Mpox ‘quiet’ in Alberta but heightened awareness key as cases rise elsewhere, doctors warn
Doctors and health advocates are calling on at-risk Albertans to get their mpox vaccine — in particular their second doses — and stay vigilant as cases tick up in Ontario.
Public health officials in Toronto warned this week that four new cases of the disease, previously known as monkeypox, had been found within 24 hours.
According to Alberta Health, while 43 cases have been confirmed in Alberta so far, no new cases have been identified since mid-November. No one has been hospitalized.
“Mpox has not disappeared. It has gone quiet,” said Dr. John Gill, a Calgary-based infectious disease specialist.
“Vigilance and immunization is important for high-risk groups so they don’t acquire this nasty, unpleasant infection.”
While anyone can contract mpox, gay, bisexual and other men who have sex with men have been impacted most.
And, according to Gill, it poses an ongoing threat.
“The travel season is on us. Many people are travelling outside of Calgary and that puts them at risk because not every community is quiet and bringing the infection back with them is certainly a risk, and then it could be spread locally. Fortunately we’re not seeing it yet but we need to remain vigilant.”
Low second dose uptake a worry
According to Alberta Health, 4,513 mpox vaccines have been administered in Alberta so far, including 2,955 first doses and 1,558 second shots.
“We are concerned about the lower number of second doses,” said Nolan Hill, gay men’s health specialist at the Centre for Sexuality, which provides mpox vaccination in Calgary.
According to Hill, there were delays in getting second doses out to eligible Albertans.
“I’m really hopeful that perhaps this new resurgence that we’re seeing — even a small one out of Toronto — is just that reminder to say ‘Maybe I should go get my second dose,’ [and] look into giving AHS a call or even booking in with us to get that vaccine,” said Hill.
“I would encourage those who are eligible and who believe they could be exposed in the future to get the second dose.

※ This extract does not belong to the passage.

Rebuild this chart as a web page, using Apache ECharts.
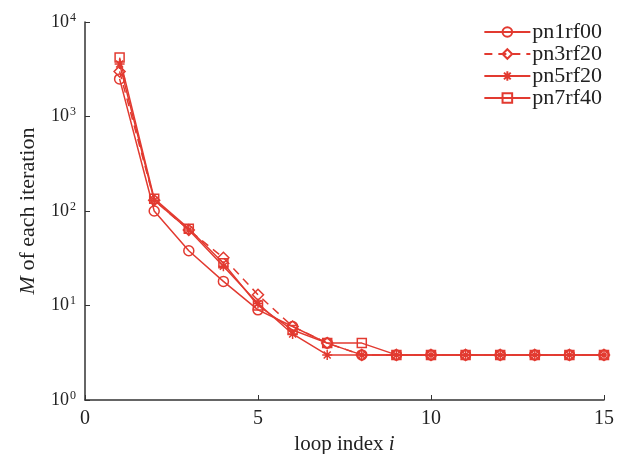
<!DOCTYPE html>
<html><head><meta charset="utf-8">
<script src="https://cdn.jsdelivr.net/npm/echarts@6/dist/echarts.min.js"></script>
<style>html,body{margin:0;padding:0;background:#fff}#c{width:623px;height:454px}</style>
</head><body><div id="c"></div>
<script>
var loopIndex = [1,2,3,4,5,6,7,8,9,10,11,12,13,14,15];
var pn1rf00 = [2500,100,38,18,9,6,4,3,3,3,3,3,3,3,3];
var pn3rf20 = [3000,130,63,32,13,6,4,3,3,3,3,3,3,3,3];
var pn5rf20 = [3600,130,63,26,10.5,5,3,3,3,3,3,3,3,3,3];
var pn7rf40 = [4200,135,65,28,10,5.5,4,4,3,3,3,3,3,3,3];
var seriesNames = ['pn1rf00','pn3rf20','pn5rf20','pn7rf40'];
var xTicks = [0,5,10,15];

var RED = '#e23a30';
var FONT = 'Liberation Serif';
function pairs(v){ return loopIndex.map(function(x,i){return [x,v[i]];}); }
var star = 'path://M0 5L10 5M5 0L5 10M1.5 1.5L8.5 8.5M8.5 1.5L1.5 8.5';
var defs = [
  {name:seriesNames[0], data:pn1rf00, symbol:'circle', size:10, type:'solid'},
  {name:seriesNames[1], data:pn3rf20, symbol:'diamond', size:11, type:[8,6]},
  {name:seriesNames[2], data:pn5rf20, symbol:star, size:10, type:'solid'},
  {name:seriesNames[3], data:pn7rf40, symbol:'rect', size:9, type:'solid'}
];
var chart = echarts.init(document.getElementById('c'));
chart.setOption({
  animation:false,
  backgroundColor:'#fff',
  textStyle:{fontFamily:FONT},
  grid:{left:85,right:19,top:22,bottom:54,outerBoundsMode:'none',containLabel:false},
  legend:{
    right:16, top:16, orient:'vertical', itemGap:0, itemWidth:46, itemHeight:12,
    textStyle:{fontFamily:FONT,fontSize:22,lineHeight:22,color:'#222',padding:[0,0,0,-3]},
    data:seriesNames
  },
  xAxis:{
    type:'value', min:0, max:15, interval:5,
    name:'{n|loop index }{i|i}', nameLocation:'middle', nameGap:31,
    nameTextStyle:{rich:{n:{fontFamily:FONT,fontSize:21,color:'#222'},i:{fontFamily:FONT,fontSize:21,fontStyle:'italic',color:'#222'}}},
    axisLine:{lineStyle:{color:'#333',width:1.5}},
    axisTick:{inside:true,length:5,lineStyle:{color:'#333'}},
    axisLabel:{fontFamily:FONT,fontSize:20,color:'#222',margin:9,
      formatter:function(v){return xTicks.indexOf(v)>=0?String(v):'';}},
    splitLine:{show:false}
  },
  yAxis:{
    type:'log', logBase:10, min:1, max:10000,
    name:'{i|M}{n| of each iteration}', nameLocation:'middle', nameGap:46, nameRotate:90,
    nameTextStyle:{rich:{n:{fontFamily:FONT,fontSize:22,color:'#222'},i:{fontFamily:FONT,fontSize:22,fontStyle:'italic',color:'#222'}}},
    axisLine:{show:true,lineStyle:{color:'#333',width:1.5}},
    axisTick:{show:true,inside:true,length:5,lineStyle:{color:'#333'}},
    minorTick:{show:false},
    axisLabel:{margin:9,
      formatter:function(v){return '{b|10}{s|'+Math.round(Math.log10(v))+'}';},
      rich:{b:{fontFamily:FONT,fontSize:18,color:'#222'},s:{fontFamily:FONT,fontSize:12,color:'#222',verticalAlign:'top',padding:[0,0,9,1]}}},
    splitLine:{show:false}
  },
  series: defs.map(function(d){
    return {
      name:d.name, type:'line', data:pairs(d.data),
      symbol:d.symbol, symbolSize:d.size, showSymbol:true,
      lineStyle:{color:RED,width:1.5,type:d.type},
      itemStyle:{color:d.symbol===star?RED:'rgba(255,255,255,0)',borderColor:RED,borderWidth:1.5},
      color:RED
    };
  })
});
</script></body></html>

It’s free and it works,” added Gill.
Alberta Health said health officials continue to monitor the disease.
“AHS continues to follow up with anyone thought to have been exposed to mpox and is working closely with the Public Health Agency of Canada and local physicians to provide information on symptoms, laboratory testing and diagnosis, infection control precautions, treatment and reporting requirements for mpox,” a spokesperson for the department said in an emailed statement.
For his part, Hill said immunization and public awareness campaigns were a success early on.
But he worries awareness is waning.
“It is that reminder that you can’t necessarily become complacent,” he said.
“We’re still learning about this outbreak … and there could be these changes and re-emergences that could happen in our communities.”